2014-10-08

O corpo, o voo, a casa: sobre «Poemas da ciência de voar e da engenharia de ser ave», de Eduardo White


O corpo, o voo, a casa: sobre Poemas da ciência de voar e da engenharia de ser ave, de Eduardo White

Eduardo White (1963-2014) pode não ser tão conhecido quanto a palavra arte. Falecido há bem pouco, ele transporta consigo, isto é, na sua poesia um irreprimível apelo à «engenharia de ser ave», como o diz, por exemplo, o pequeno e grande livro Poemas de ciência de voar e da engenharia de ser ave (1992), o único livro que do autor possuía até à recente compra do quase póstumo Bom dia, Dia (2014), em hora decisiva publicado pelas Edições Esgotadas. Ora, o título de 1992 entronca desde logo com a necessidade do movimento para que a comunicação se estabeleça e aprofunde. Esta adjunção imagética é um laivo performativo que afirma que a poesia é o que é, e também voo.
Como diz Mia Couto, White, em vez de escrever sobre aves, «escreve em aves». E isso é logo visível no primeiro poema do macrotexto que diz: «No vento e sem milagres, sobem as aves pelo ar. / Nenhum fogo as suspende.
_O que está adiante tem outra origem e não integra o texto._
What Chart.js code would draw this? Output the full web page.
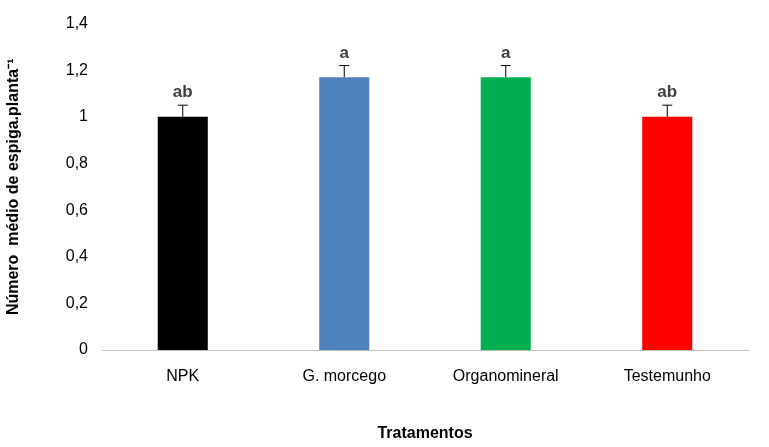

Só sangue e movimento. / Matéria carnal.                                                                                                           A casa solar.» (p. 11).  Este sangue e este movimento são o corpo-carne à procura da casa significativa.
A ação sobre o objeto artístico celebrado, nessa ondulação de gestos que é dinâmica supletiva sobre uma poética fortíssima, desenrola-se em teoria na passagem dos versos, dos vocábulos: «Põe a música sobre os dedos, a água, a sede, inclina para dentro o silêncio, o azul, o vento, tens as mãos para fazê-lo, essas ignaras abelhas do mel e do afecto, deixa que se perca toda a sabedoria, rasga-a com os dentes, desterra-a do pensamento». Este trecho poético diz bem o que pode ser um objeto estético sobre outro ou uma outra obra de arte.
Ser arte, mostrá-la aos olhos e fazê-la com o corpo, pode ser mesmo aquele whitiana bebedeira «que queima com lentidão / a cabeça, / traz as luzes desde as vísceras, / o sangue a ferver nas vias tubulantes, / traz a natureza estimulante das paisagens / que temos dentro» (p. 17).
Voar é aqui, pode ser aqui, um corpo que é objeto, obra de arte dinâmica, obra insurgente: «Voemos. / Voar não é senão essa ilusão, / fazê-la possível. Tê-la vivendo. /Voar é estender as mãos / a esse desejo que nos dói / como um punhal insurgente.»
Não será a insurreição o destino do criador e da criação artística,  com o corpo voando ambos e fazendo-se casa habitável?

[Eduardo White, Poemas da ciência de voar e da engenharia de ser ave, Lisboa, Caminho, 1992.]